The answer depends on which Web Site you visit, and having looked I believe there are as many different answers as there are Web Sites. One recent study from the Human Resource Firm Aon Hewitt concludes:
- An individual needs 11 times their current salary in savings to retire at age 65 (and that should have been accumulated during their entire career)
- The first year of retirement will require 85 percent of the prior year’s salary
- Most individuals that saved their entire careers will have just 8.8 times their annual salary in savings, leaving them short of savings
How much should a person save to get to Aon’s target? The study notes that a 25 year old working for a company with a defined contribution plan (pension) needs to save approximately an amount equal to 15 percent of their salary per year (from both their own savings and the employer’s contribution) to reach this level. If the individual starts saving at the age of 30, then the total annual contribution to savings jumps to 19 percent.
In the study, just one in ten of the people surveyed under the age of 30 were contributing 15 percent or more (combined from them and their employer).
How long are people expected to live? The Aon Hewitt study assumed males would live until they were 87 and females until 88.
What are some possibilities for individuals that are behind the savings curve?

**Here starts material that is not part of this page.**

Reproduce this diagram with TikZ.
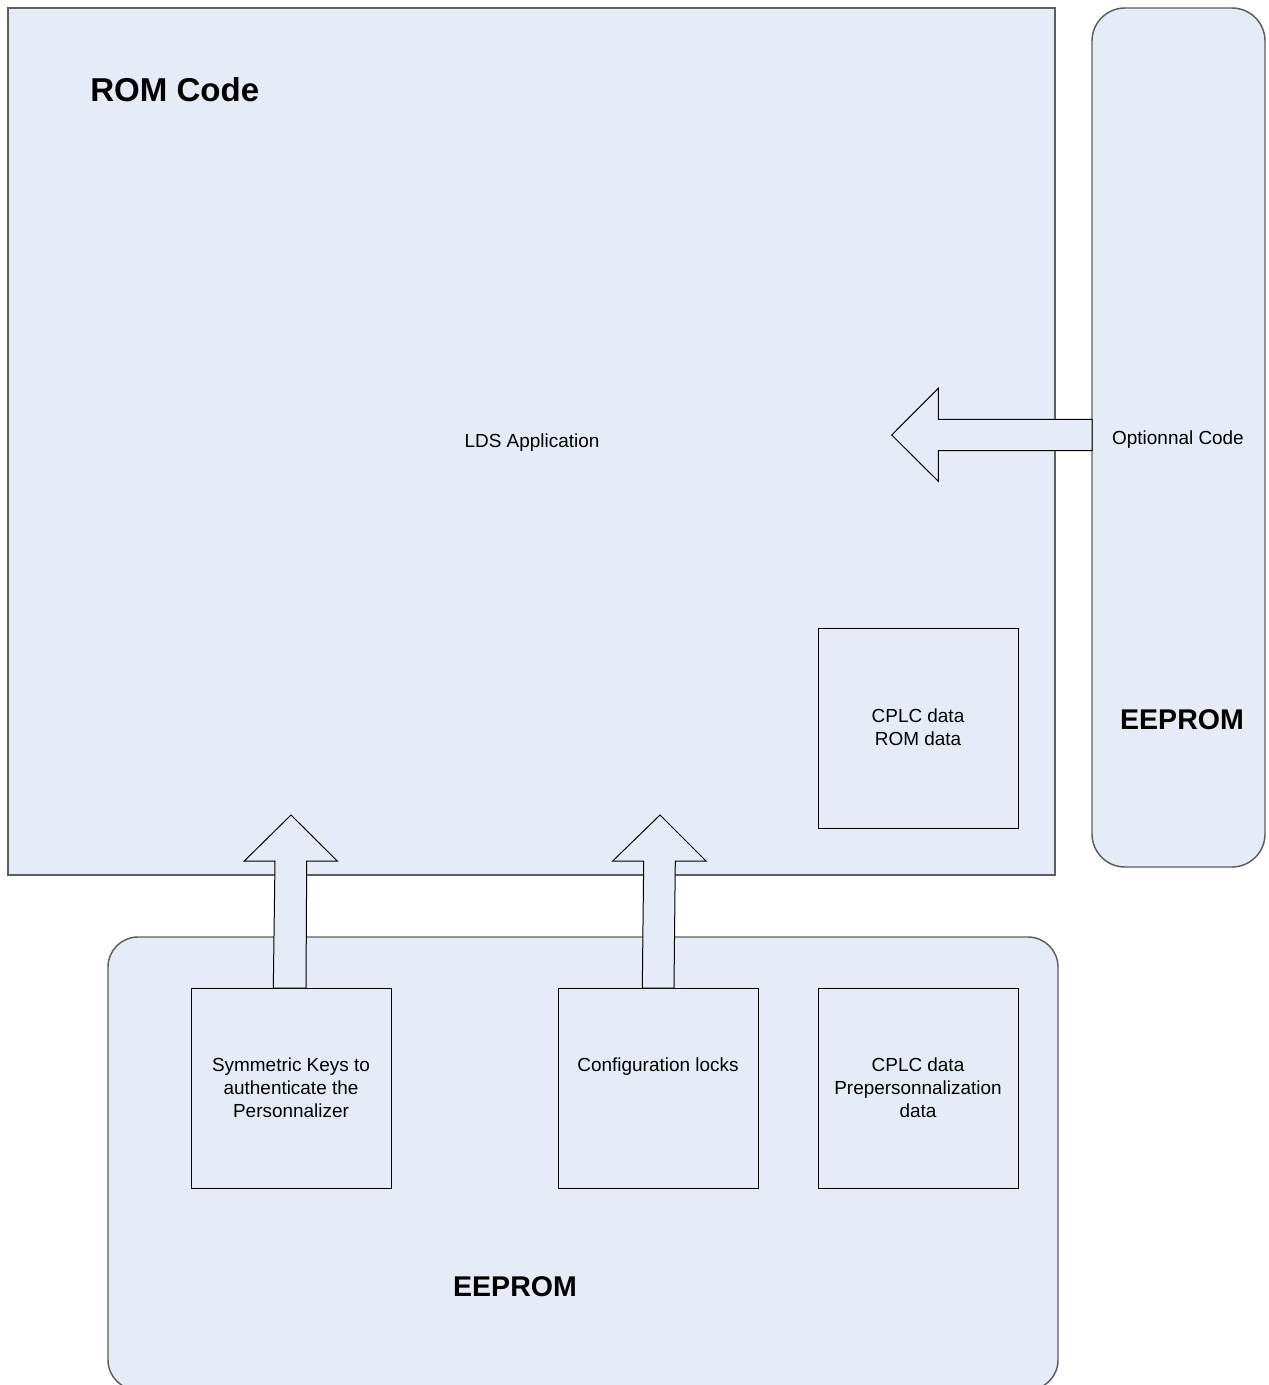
\documentclass[tikz,border=0pt]{standalone}
\usepackage{fontspec}
\setmainfont{Liberation Sans}
\definecolor{lightfill}{HTML}{E6ECF7}
\definecolor{boxgray}{HTML}{5E5E5E}
\begin{document}
\begin{tikzpicture}[x=0.75pt,y=-0.75pt,
  bigbox/.style={draw=boxgray, fill=lightfill, line width=1.1pt, inner sep=0pt},
  smallbox/.style={draw=black, fill=lightfill, line width=0.75pt, inner sep=0pt, minimum width=150pt, minimum height=150pt},
  blockarrow/.style={draw=black, fill=lightfill, line width=0.75pt, line join=miter},
  lbl/.style={font=\fontsize{14.2}{17.25}\selectfont, align=center, inner sep=0pt},
  titletext/.style={font=\fontsize{24.8}{29}\selectfont\bfseries, inner sep=0pt},
  eetext/.style={font=\fontsize{21.4}{25}\selectfont\bfseries, inner sep=0pt}]
\useasboundingbox (0,0) rectangle (1269,1385);
\clip (0,0) rectangle (1269,1385);
% main boxes
\node[bigbox, minimum width=785.25pt, minimum height=650.25pt] (rom) at (531.5,441.5) {};
\node[bigbox, rounded corners=24.75pt, minimum width=129.75pt, minimum height=644.25pt] (eeright) at (1178.5,437.5) {};
\node[bigbox, rounded corners=22.5pt, minimum width=712.5pt, minimum height=339.75pt] (eebottom) at (583,1163.5) {};
% small boxes
\node[smallbox] (cplcrom) at (918,728) {};
\node[smallbox] (sym) at (291,1088) {};
\node[smallbox] (conf) at (658,1088) {};
\node[smallbox] (cplcpre) at (918,1088) {};
% block arrows
\draw[blockarrow] (1092,419.3) -- (938.3,419.3) -- (938.3,388.3) -- (891.7,435) -- (938.3,481.3) -- (938.3,450.7) -- (1092,450.7) -- cycle;
\draw[blockarrow] (273.3,988) -- (275,861) -- (244.3,861) -- (291,815) -- (337.3,861) -- (306.7,861) -- (306,988) -- cycle;
\draw[blockarrow] (642.3,988) -- (643.7,861) -- (612.7,861) -- (660,815) -- (706,861) -- (675.3,861) -- (674,988) -- cycle;
% texts
\node[titletext, anchor=west] (romtitle) at (90,90) {ROM Code};
\node[lbl] (lds) at (532,443) {LDS Application};
\node[lbl] (optcode) at (1178,440) {Optionnal Code};
\node[eetext] (eerighttitle) at (1182,720) {EEPROM};
\node[lbl] (cplcromtext) at (918,727.5) {CPLC data\\ROM data};
\node[lbl] (symtext) at (291,1088) {Symmetric Keys to\\authenticate the\\Personnalizer};
\node[lbl] (conftext) at (658,1067) {Configuration locks};
\node[lbl] (cplcpretext) at (918,1088) {CPLC data\\Prepersonnalization\\data};
\node[eetext] (eebottomtitle) at (515,1287) {EEPROM};
\end{tikzpicture}
\end{document}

- Retire later – retiring two years later at age 67 raises the adequate savings level from 29 percent (those retiring at the age of 65) to almost 50 percent of individuals
- Save more
- Manage your money well both pre- and post-retirement
And what can employer’s do?
- Automatic enrollment in a retirement plan significantly increases the percent of participants on-track to reach the 11 times salary savings by 15 percent
- Supply expert help to employees to manage their plans. Aon’s study found that employee’s that took advantage of expert assistance increased their return by 2 to 3 percent. A 1 percent increase in return in the future is equal to two times their current savings in annual salary
While the 11 times sound excessive, I know of many people that simply did not save enough and unfortunately will have to work until they pass away.